Et la traduction dans tout ça ? La traduction est une relation de confiance. Qui va traduire cet auteur ? Quels sont les difficultés de traduction ? Il est vrai que les traducteurs traduisent de différentes façons mais certaines propositions de traduction ne « passent » pas. Donc comment savoir si un livre a bien été traduit ? C’est une prise de risque. Christine Laferrière a été recommandé aux éditions Bourgois par Vincent Ferré, à l’époque universitaire spécialiste du roman de la première moitié du XXe siècle, notamment Proust, également connu pour ses travaux sur l’œuvre de J. R. R. Tolkien ; Les éditions Bourgois ont pris le risque et elles ont bien fait : grâce à Mme. Laferrière, le public français a pu découvrir entre autres Le Seigneur des Anneaux.

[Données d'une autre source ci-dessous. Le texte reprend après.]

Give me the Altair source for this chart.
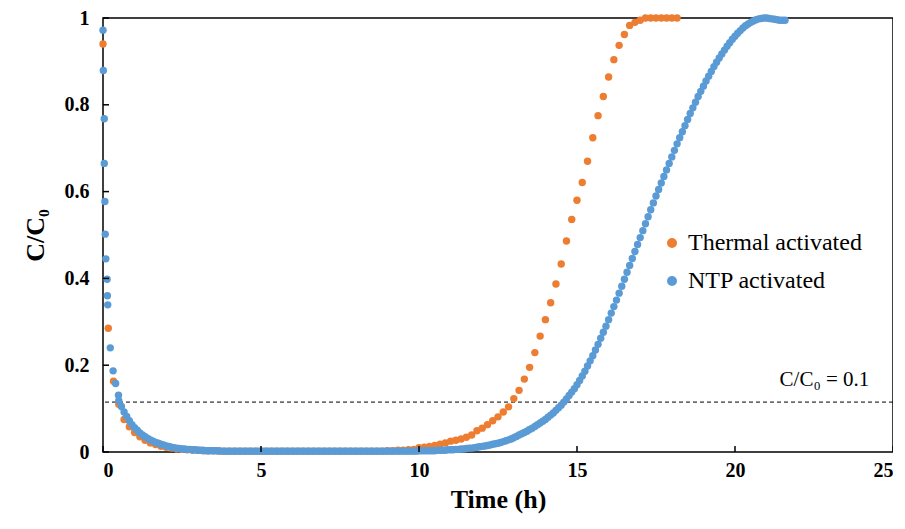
import pandas as pd
import altair as alt

# thermal activated: one sample every 10 min from t=0
thermal_step_h = 1 / 6
thermal = [
    .94, .285, .163, .11, .075, .058,
    .045, .035, .027, .021, .017, .013,
    .011, .009, .007, .006, .005, .004,
    .004, .003, .003, .003, .002, .002,
    .002, .002, .002, .002, .002, .002,
    .002, .002, .002, .002, .002, .002,
    .002, .002, .002, .002, .002, .002,
    .002, .002, .002, .002, .002, .002,
    .002, .002, .002, .002, .002, .002,
    .003, .003, .004, .004, .005, .006,
    .010, .011, .013, .015, .018, .021,
    .025, .027, .030, .034, .039, .049,
    .055, .063, .072, .081, .092, .104,
    .123, .142, .168, .195, .229, .267,
    .305, .344, .387, .433, .486, .536,
    .580, .621, .670, .724, .775, .819,
    .864, .904, .937, .962, .983, .990,
    .995, 1, 1, 1, 1, 1,
    1, 1,
]

# NTP activated: dense first half hour, then one sample every 5 min from t=0.5
ntp_early_t = [0.0, 0.01, 0.04, 0.04, 0.06, 0.07, 0.09, 0.13, 0.14, 0.15, 0.23, 0.32, 0.40, 0.49]
ntp_early = [.972, .879, .768, .665, .577, .502, .445, .398, .360, .339, .240, .187, .158, .131]
ntp_start_h = 0.5
ntp_step_h = 1 / 12
ntp = [
    .118, .105, .092, .082, .072, .063, .056, .050, .044, .039, .035, .031,
    .028, .025, .022, .020, .018, .016, .014, .013, .011, .010, .009, .008,
    .007, .007, .006, .006, .005, .005, .004, .004, .004, .003, .003, .003,
    .003, .003, .003, .002, .002, .002, .002, .002, .002, .002, .002, .002,
    .002, .002, .002, .002, .002, .002, .002, .002, .002, .002, .002, .002,
    .002, .002, .002, .002, .002, .002, .002, .002, .002, .002, .002, .002,
    .002, .002, .002, .002, .002, .002, .002, .002, .002, .002, .002, .002,
    .002, .002, .002, .002, .002, .002, .002, .002, .002, .002, .002, .002,
    .002, .002, .002, .002, .002, .002, .002, .002, .002, .002, .002, .002,
    .002, .002, .002, .002, .002, .002, .003, .003, .003, .003, .003, .003,
    .003, .004, .004, .004, .004, .005, .005, .005, .006, .006, .007, .007,
    .008, .009, .009, .010, .011, .012, .013, .014, .015, .016, .018, .019,
    .020, .022, .024, .026, .028, .030, .033, .036, .039, .042, .045, .048,
    .052, .055, .059, .063, .067, .071, .075, .080, .085, .090, .096, .102,
    .108, .115, .122, .130, .138, .146, .155, .165, .175, .186, .198, .210,
    .222, .235, .248, .262, .276, .290, .305, .320, .335, .350, .366, .382,
    .398, .414, .430, .446, .462, .478, .494, .510, .526, .542, .558, .574,
    .590, .605, .620, .635, .650, .665, .680, .695, .710, .724, .738, .752,
    .766, .780, .793, .806, .819, .831, .843, .855, .866, .877, .888, .898,
    .908, .917, .926, .935, .943, .951, .958, .965, .971, .977, .982, .986,
    .990, .993, .996, .998, .999, 1.0, 1.0, .999, .998, .997, .996, .995,
    .995, .995,
]

series = ["Thermal activated", "NTP activated"]
colors = ["#ED7D31", "#5B9BD5"]
x_ticks = [0, 5, 10, 15, 20, 25]
y_ticks = [0, 0.2, 0.4, 0.6, 0.8, 1]
threshold = 0.115
FONT = "Liberation Serif"
W, H = 790, 434

rows = [{"t": i * thermal_step_h, "c": v, "s": series[0]} for i, v in enumerate(thermal)]
rows += [{"t": t, "c": v, "s": series[1]} for t, v in zip(ntp_early_t, ntp_early)]
rows += [{"t": ntp_start_h + i * ntp_step_h, "c": v, "s": series[1]} for i, v in enumerate(ntp)]
df = pd.DataFrame(rows)
df["o"] = range(len(df))

xs = alt.Scale(domain=[0, 25], nice=False, zero=False)
ys = alt.Scale(domain=[0, 1], nice=False)

pts = alt.Chart(df).mark_circle(size=55, opacity=1).encode(
    x=alt.X("t:Q", scale=xs, title="Time (h)",
            axis=alt.Axis(values=x_ticks, ticks=False, grid=False, labelPadding=8, titlePadding=6)),
    y=alt.Y("c:Q", scale=ys, title="C/C₀",
            axis=alt.Axis(values=y_ticks, ticks=False, grid=False, labelPadding=14, titlePadding=16,
                          labelExpr="datum.value == 0 ? '0' : format(datum.value, '.1~f')")),
    color=alt.Color("s:N", scale=alt.Scale(domain=series, range=colors), title=None,
                    legend=alt.Legend(orient="none", legendX=557, legendY=213, labelFontSize=24,
                                      labelFont=FONT, symbolSize=100, rowPadding=14, symbolType="circle",
                                      labelColor="black", labelLimit=400)),
    order="o:Q",
)

dash = alt.Chart(pd.DataFrame({"y": [threshold]})).mark_rule(
    color="black", strokeDash=[4, 3], strokeWidth=1).encode(y=alt.Y("y:Q", scale=ys))

label = alt.Chart(pd.DataFrame({"x": [24.25], "y": [0.165], "t": ["C/C₀ = 0.1"]})).mark_text(
    align="right", font=FONT, fontSize=21, color="black").encode(
    x=alt.X("x:Q", scale=xs), y=alt.Y("y:Q", scale=ys), text="t:N")

xt = alt.Chart(pd.DataFrame({"x": x_ticks})).mark_rule(color="black", strokeWidth=1.5).encode(
    x=alt.X("x:Q", scale=xs), y=alt.value(H), y2=alt.value(H - 6))
yt = alt.Chart(pd.DataFrame({"y": y_ticks})).mark_rule(color="black", strokeWidth=1.5).encode(
    y=alt.Y("y:Q", scale=ys), x=alt.value(0), x2=alt.value(6))

chart = alt.layer(dash, pts, label, xt, yt).properties(
    width=W, height=H, autosize=alt.AutoSizeParams(type="none"),
    padding={"left": 95, "top": 10, "right": 0, "bottom": 69},
).configure_view(stroke="black", strokeWidth=1.5).configure_axis(
    domain=False, labelFont=FONT, titleFont=FONT, labelFontSize=20, labelFontWeight="bold",
    titleFontSize=26, titleFontWeight="bold", labelColor="black", titleColor="black",
)

chart.save("out.html", embed_options={"renderer": "svg", "actions": False})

« J’ai commencé par des essais de Tolkien puis j’en suis venu à de la littérature contemporaine parmi une variété de textes exigeants. Outre la difficulté en traduction, on traduit avant tout pour le plaisir des lecteurs. […] Réussir à retranscrire une langue dépend de la façon avec laquelle on perçoit la traduction. Chacun ne se sent pas capable de traduire telle ou telle œuvre. Il faut accepter de vivre avec son histoire et ses personnages. Lorsque je traduis, ma tête devient un grenier où tout le monde se bat. Et puis il faut vivre avec le langage particulier de l’auteur. La traduction, c’est un marathon éprouvant et jubilatoire. […] En plus de cela, le traducteur doit faire avec les moyens de son temps car la traduction s’inscrit toujours dans une époque donnée. Aujourd’hui, avec les moyens auxquels il a accès, il n’a plus le droit à l’erreur. »
Christine Lafferière
La soirée s’est terminée avec un petit verre de vin aux sons d’un trio de jazz invité spécialement pour l’occasion. La conversation, elle, a continué un petit moment pour le plus grand plaisir des participants.
Au nom du Master T.L.E.C., je remercie la Librairie du Tramway et les personnalités professionnelles invitées pour cette rencontre, aussi humble que captivante.